OBJECTIVE: Locate every line in the material below that has the word "matplotlib". Copy each of those lines.

DATA SHOWN:

__________________________________________________

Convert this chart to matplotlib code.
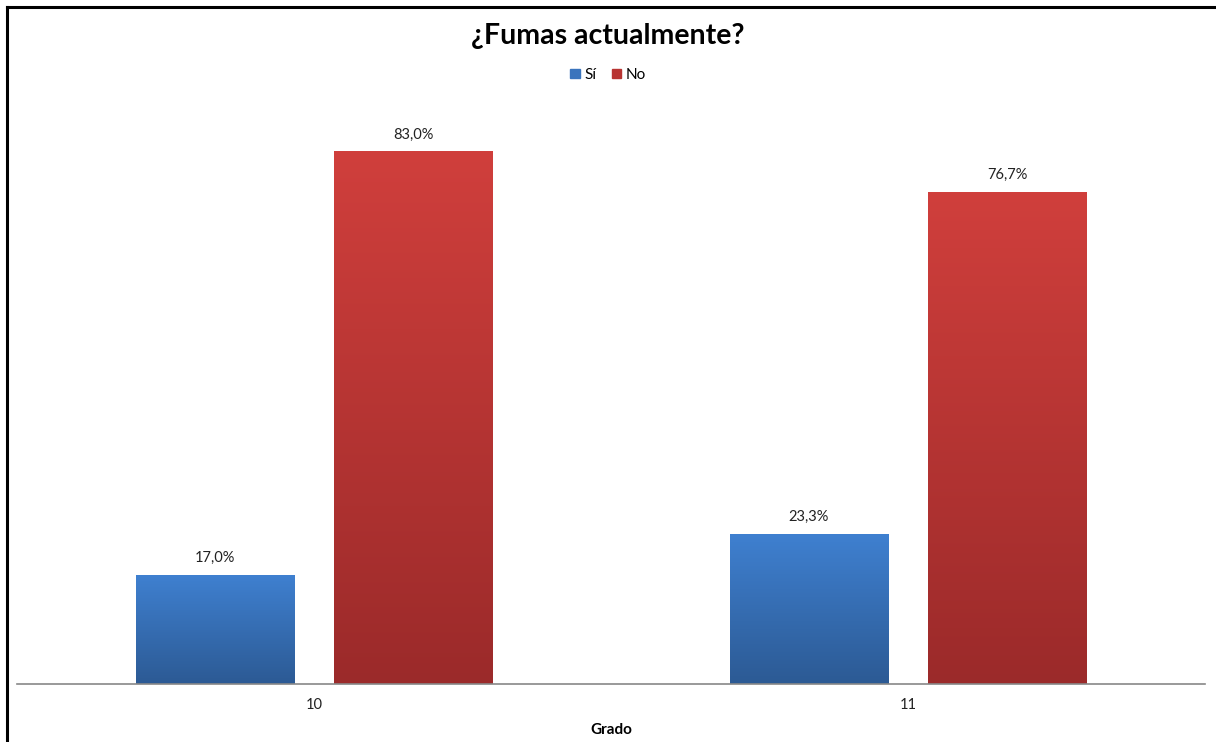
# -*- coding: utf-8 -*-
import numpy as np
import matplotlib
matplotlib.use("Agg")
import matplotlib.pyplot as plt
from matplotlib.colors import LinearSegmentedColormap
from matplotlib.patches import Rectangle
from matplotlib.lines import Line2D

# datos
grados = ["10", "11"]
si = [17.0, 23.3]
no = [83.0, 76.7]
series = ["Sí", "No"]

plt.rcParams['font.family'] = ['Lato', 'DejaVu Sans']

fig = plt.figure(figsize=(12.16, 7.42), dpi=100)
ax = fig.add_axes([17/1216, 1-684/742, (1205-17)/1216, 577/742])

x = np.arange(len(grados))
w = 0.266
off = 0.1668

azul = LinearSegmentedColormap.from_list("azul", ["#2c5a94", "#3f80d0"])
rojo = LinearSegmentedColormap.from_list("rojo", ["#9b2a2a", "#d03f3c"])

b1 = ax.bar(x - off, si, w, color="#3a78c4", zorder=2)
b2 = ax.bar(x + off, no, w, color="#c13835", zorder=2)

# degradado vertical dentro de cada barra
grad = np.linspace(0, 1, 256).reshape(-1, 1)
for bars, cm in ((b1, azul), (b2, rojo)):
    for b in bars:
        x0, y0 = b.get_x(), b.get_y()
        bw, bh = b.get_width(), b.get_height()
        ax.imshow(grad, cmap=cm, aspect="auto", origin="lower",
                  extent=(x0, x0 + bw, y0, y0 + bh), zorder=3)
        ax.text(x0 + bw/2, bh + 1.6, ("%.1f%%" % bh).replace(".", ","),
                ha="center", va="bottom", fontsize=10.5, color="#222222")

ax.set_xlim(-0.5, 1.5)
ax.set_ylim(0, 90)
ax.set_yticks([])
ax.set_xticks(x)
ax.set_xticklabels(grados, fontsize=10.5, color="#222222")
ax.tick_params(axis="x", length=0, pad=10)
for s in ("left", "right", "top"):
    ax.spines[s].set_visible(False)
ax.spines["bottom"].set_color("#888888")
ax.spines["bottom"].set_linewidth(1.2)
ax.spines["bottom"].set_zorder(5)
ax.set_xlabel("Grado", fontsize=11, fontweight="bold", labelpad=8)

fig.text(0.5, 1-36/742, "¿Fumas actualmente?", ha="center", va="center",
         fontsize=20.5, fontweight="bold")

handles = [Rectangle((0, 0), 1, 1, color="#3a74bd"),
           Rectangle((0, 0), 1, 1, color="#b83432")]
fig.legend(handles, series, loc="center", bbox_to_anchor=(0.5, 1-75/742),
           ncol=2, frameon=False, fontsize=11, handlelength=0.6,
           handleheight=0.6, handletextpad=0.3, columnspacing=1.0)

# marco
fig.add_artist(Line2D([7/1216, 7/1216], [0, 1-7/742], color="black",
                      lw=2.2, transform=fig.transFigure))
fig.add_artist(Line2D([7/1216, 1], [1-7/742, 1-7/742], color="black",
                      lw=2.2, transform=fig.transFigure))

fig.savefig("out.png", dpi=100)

__________________________________________________

OUTPUT OF THE TASK:
Convert this chart to matplotlib code.
import matplotlib
matplotlib.use("Agg")
import matplotlib.pyplot as plt
from matplotlib.colors import LinearSegmentedColormap
from matplotlib.patches import Rectangle
from matplotlib.lines import Line2D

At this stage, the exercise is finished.